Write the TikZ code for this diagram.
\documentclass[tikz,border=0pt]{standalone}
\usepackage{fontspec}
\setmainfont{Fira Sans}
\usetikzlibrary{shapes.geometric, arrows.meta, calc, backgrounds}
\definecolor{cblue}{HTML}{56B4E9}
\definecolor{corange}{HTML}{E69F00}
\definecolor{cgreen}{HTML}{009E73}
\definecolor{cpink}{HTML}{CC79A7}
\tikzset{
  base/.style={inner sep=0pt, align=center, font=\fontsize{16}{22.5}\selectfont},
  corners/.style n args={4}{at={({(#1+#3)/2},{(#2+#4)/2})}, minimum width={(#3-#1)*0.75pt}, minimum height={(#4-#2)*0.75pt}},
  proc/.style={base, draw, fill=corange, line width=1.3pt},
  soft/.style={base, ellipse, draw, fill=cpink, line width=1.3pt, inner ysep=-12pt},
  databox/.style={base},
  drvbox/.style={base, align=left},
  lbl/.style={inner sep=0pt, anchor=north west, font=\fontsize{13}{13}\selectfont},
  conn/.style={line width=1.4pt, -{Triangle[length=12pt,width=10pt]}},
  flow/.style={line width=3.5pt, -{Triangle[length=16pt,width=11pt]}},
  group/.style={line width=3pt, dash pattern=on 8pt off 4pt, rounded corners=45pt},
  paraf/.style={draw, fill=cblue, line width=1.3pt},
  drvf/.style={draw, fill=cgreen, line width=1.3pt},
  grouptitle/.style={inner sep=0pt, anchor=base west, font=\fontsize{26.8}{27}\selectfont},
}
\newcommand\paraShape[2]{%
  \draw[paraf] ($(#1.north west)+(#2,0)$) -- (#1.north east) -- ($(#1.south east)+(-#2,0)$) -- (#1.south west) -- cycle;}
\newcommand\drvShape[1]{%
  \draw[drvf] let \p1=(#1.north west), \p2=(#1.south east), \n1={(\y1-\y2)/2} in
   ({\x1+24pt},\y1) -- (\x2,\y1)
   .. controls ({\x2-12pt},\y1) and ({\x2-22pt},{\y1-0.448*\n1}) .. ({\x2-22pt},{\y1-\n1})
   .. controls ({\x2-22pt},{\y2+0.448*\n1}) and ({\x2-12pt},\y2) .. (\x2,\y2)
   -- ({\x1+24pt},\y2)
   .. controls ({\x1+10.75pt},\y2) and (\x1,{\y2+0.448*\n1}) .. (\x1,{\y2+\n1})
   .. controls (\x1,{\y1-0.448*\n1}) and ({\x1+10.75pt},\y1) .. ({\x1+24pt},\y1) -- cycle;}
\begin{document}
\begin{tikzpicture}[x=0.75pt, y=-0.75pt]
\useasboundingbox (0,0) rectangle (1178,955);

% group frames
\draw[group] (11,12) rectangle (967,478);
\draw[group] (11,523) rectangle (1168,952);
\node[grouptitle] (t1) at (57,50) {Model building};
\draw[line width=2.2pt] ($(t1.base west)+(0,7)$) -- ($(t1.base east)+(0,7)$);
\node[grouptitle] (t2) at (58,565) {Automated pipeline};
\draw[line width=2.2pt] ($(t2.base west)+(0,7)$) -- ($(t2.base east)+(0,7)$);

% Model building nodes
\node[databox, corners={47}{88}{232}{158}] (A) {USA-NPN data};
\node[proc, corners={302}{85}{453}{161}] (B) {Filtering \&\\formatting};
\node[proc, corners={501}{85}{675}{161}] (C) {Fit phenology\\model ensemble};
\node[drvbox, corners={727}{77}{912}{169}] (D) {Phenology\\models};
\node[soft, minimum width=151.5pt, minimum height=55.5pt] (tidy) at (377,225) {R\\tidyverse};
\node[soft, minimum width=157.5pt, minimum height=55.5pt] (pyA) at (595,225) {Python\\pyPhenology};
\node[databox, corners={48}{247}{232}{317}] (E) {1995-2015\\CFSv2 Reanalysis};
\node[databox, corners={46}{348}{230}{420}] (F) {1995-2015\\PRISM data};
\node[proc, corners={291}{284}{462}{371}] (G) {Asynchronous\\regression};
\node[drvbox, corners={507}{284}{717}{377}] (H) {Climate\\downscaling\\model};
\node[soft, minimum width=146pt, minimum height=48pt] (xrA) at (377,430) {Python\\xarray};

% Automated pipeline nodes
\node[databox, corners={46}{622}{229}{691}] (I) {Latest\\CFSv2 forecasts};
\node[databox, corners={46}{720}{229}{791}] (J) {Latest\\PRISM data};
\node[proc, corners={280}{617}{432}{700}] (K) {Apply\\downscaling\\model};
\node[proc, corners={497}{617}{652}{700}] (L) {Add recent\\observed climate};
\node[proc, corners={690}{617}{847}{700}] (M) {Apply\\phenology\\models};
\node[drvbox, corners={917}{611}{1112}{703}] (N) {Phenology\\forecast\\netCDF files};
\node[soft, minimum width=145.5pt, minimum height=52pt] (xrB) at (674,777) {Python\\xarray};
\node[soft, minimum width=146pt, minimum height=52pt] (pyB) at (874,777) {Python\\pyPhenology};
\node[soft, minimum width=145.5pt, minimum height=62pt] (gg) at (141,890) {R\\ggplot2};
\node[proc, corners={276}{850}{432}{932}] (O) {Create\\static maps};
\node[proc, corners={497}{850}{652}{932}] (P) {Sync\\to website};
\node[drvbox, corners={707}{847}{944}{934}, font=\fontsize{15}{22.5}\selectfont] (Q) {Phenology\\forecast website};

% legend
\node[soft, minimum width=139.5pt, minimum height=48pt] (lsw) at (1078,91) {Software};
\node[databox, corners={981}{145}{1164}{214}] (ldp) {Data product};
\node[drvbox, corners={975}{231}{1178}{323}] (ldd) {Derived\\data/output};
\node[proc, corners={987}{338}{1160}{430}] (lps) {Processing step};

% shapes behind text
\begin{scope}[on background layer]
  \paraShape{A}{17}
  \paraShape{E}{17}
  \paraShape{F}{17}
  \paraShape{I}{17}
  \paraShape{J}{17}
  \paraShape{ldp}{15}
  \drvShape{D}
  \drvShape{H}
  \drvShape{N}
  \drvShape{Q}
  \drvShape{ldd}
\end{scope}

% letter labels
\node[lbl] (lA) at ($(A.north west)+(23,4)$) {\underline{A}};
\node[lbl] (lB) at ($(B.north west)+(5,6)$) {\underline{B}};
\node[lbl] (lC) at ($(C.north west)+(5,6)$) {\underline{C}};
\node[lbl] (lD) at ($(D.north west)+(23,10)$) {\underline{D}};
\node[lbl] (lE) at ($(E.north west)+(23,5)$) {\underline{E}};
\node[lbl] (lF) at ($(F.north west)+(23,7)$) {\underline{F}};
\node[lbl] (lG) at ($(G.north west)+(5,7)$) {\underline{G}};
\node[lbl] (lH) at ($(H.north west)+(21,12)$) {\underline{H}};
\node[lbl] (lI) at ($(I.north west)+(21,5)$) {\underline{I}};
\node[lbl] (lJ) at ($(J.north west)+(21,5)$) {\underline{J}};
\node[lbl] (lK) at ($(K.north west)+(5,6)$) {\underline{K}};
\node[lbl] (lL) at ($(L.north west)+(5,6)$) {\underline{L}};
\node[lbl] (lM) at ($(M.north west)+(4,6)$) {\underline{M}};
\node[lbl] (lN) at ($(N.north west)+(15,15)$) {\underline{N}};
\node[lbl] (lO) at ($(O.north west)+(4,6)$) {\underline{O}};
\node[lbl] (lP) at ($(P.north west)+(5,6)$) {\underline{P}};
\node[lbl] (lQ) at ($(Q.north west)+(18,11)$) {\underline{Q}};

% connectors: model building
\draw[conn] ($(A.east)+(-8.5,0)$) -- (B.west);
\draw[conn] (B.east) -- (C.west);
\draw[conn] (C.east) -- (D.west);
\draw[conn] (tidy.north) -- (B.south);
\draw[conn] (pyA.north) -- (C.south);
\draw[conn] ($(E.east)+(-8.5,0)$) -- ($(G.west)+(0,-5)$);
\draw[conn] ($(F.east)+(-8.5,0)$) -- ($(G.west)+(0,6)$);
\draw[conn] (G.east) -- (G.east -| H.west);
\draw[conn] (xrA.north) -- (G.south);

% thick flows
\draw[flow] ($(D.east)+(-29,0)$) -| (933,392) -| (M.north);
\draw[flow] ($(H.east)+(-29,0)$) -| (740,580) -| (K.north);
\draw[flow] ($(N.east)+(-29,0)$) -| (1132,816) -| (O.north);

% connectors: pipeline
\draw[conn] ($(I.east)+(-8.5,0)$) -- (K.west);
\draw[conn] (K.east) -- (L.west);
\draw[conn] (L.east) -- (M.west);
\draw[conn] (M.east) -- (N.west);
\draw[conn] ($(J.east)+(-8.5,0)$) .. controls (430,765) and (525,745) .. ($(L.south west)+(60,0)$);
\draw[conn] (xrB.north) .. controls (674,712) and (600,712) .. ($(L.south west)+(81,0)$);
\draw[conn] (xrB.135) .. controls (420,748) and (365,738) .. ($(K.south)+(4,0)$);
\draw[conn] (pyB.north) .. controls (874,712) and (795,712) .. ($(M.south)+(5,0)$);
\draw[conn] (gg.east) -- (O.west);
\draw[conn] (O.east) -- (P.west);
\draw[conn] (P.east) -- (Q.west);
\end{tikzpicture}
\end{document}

▶ [Given exercise]: Exactly as they appear, please write out the lines from the opening of the listing above down to the line containing "(0,0) rectangle (1178,955);", with both end lines included.

▶ [Answer to the exercise]:
Write the TikZ code for this diagram.
\documentclass[tikz,border=0pt]{standalone}
\usepackage{fontspec}
\setmainfont{Fira Sans}
\usetikzlibrary{shapes.geometric, arrows.meta, calc, backgrounds}
\definecolor{cblue}{HTML}{56B4E9}
\definecolor{corange}{HTML}{E69F00}
\definecolor{cgreen}{HTML}{009E73}
\definecolor{cpink}{HTML}{CC79A7}
\tikzset{
  base/.style={inner sep=0pt, align=center, font=\fontsize{16}{22.5}\selectfont},
  corners/.style n args={4}{at={({(#1+#3)/2},{(#2+#4)/2})}, minimum width={(#3-#1)*0.75pt}, minimum height={(#4-#2)*0.75pt}},
  proc/.style={base, draw, fill=corange, line width=1.3pt},
  soft/.style={base, ellipse, draw, fill=cpink, line width=1.3pt, inner ysep=-12pt},
  databox/.style={base},
  drvbox/.style={base, align=left},
  lbl/.style={inner sep=0pt, anchor=north west, font=\fontsize{13}{13}\selectfont},
  conn/.style={line width=1.4pt, -{Triangle[length=12pt,width=10pt]}},
  flow/.style={line width=3.5pt, -{Triangle[length=16pt,width=11pt]}},
  group/.style={line width=3pt, dash pattern=on 8pt off 4pt, rounded corners=45pt},
  paraf/.style={draw, fill=cblue, line width=1.3pt},
  drvf/.style={draw, fill=cgreen, line width=1.3pt},
  grouptitle/.style={inner sep=0pt, anchor=base west, font=\fontsize{26.8}{27}\selectfont},
}
\newcommand\paraShape[2]{%
  \draw[paraf] ($(#1.north west)+(#2,0)$) -- (#1.north east) -- ($(#1.south east)+(-#2,0)$) -- (#1.south west) -- cycle;}
\newcommand\drvShape[1]{%
  \draw[drvf] let \p1=(#1.north west), \p2=(#1.south east), \n1={(\y1-\y2)/2} in
   ({\x1+24pt},\y1) -- (\x2,\y1)
   .. controls ({\x2-12pt},\y1) and ({\x2-22pt},{\y1-0.448*\n1}) .. ({\x2-22pt},{\y1-\n1})
   .. controls ({\x2-22pt},{\y2+0.448*\n1}) and ({\x2-12pt},\y2) .. (\x2,\y2)
   -- ({\x1+24pt},\y2)
   .. controls ({\x1+10.75pt},\y2) and (\x1,{\y2+0.448*\n1}) .. (\x1,{\y2+\n1})
   .. controls (\x1,{\y1-0.448*\n1}) and ({\x1+10.75pt},\y1) .. ({\x1+24pt},\y1) -- cycle;}
\begin{document}
\begin{tikzpicture}[x=0.75pt, y=-0.75pt]
\useasboundingbox (0,0) rectangle (1178,955);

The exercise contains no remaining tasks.